As new code and more complexity is added to any codebase the amount of outward pressure to increase the size of the inner loop also increases (more code means more tests which in turn means more execution time and a slow execution of the inner loop).

If you have ever worked on a large monolithic codebase it is possible to get into a situation where even small changes require a disproportionate amount of time to execute the feedback collection steps of the inner loop. This is a problem and you should fix it.

There are a number of things that a team can do to optimize the inner loop for larger codebases:

  1. Only build and test what was changed.
  2. Cache intermediate build results to speed up full builds.
  3. Break up the code-base into small units and share binaries.

How you tackle each one of those is probably a blog post in their own right. At Microsoft, for some of our truly massive monolithic codebases we are investing quite heavily in #1 and #2 - but #3 requires a special mention because it can be a double edged sword and if done incorrectly and can have the opposite of the desired impact.

Tangled Loops

I am actually a member of the VSTS Code Sharing team at Microsoft - our broader team builds the package management tools for VSTS so it might seem odd for me to recommend exercising caution when breaking up your code into redistributable packages. Note that I am not saying that you shouldn't use your platform's packaging/code-sharing capabilities (NuGet, NPM and Maven etc) - instead I am advising that you slice up your codebase carefully.

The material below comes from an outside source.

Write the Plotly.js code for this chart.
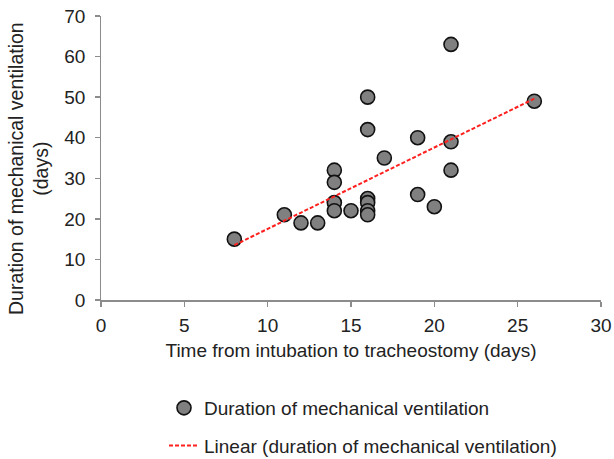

To understand the problem we need to look beyond the inner loop. Let's say that our monolithic codebase has an application specific framework which does a lot of heavy lifting. It would be tempting to extract that framework into a set of packages.

To do this you would pull that code into a separate repository (optional, but this is generally the way it is done), then setup a separate CI/CD pipeline that builds and publishes the package. This separate build and release pipeline would also be fronted by a separate pull-request process to allow for changes to be inspected before the code is published.

When someone needs to change this framework code they clone down the repository, make their changes (a separate inner loop) and submit a PR which is the transition of the workflow from the inner loop to the outer loop. The framework package would then be available to be pulled into dependent applications (in this case the monolith).

The inner loop transitions to the outer loop when a developer submits a PR.

Initially things might work out well, however at some point in the future it is likely that you'll want to develop a new feature in the application that requires extensive new capabilities to be added to the framework. This is where teams that have broken their codebases up in sub-optimal ways will start to feel pain.

If you are having to co-evolve code in two separate repositories where a binary/library dependency is present then you are going to experience some friction. In loop terms - the inner loop of the original codebase now (temporarily at least) includes the outer loop of the framework code that was previously broken out.

Outer loops include a lot of tax such as code reviews, scanning passes, binary signing, release pipelines and approvals. You don't want to pay that every time you've added a method to an class in the framework and now want to use it in your application.

The inner loop of the application entangled with the outer loop of the framework.

What generally ends up happening next is a series of local hacks by the developer to try and stitch the inner loops together so that they can move forward efficiently - but it gets pretty messy quick and you have to pay that outer loop tax at some point.

This isn't to say that breaking code up into separate packages is an inherently bad thing - it can work brilliantly, you just need to make those incisions carefully.

Closing Thoughts

There is no silver bullet solution that will ensure that your inner loop doesn't start slowing down, but it is important to understand when it starts happening, what the cause is and work to address it.

Decisions such as how you build, test and debug, to the actual architecture itself will all impact how productive developers are. Improving one aspect will often cause issues in another.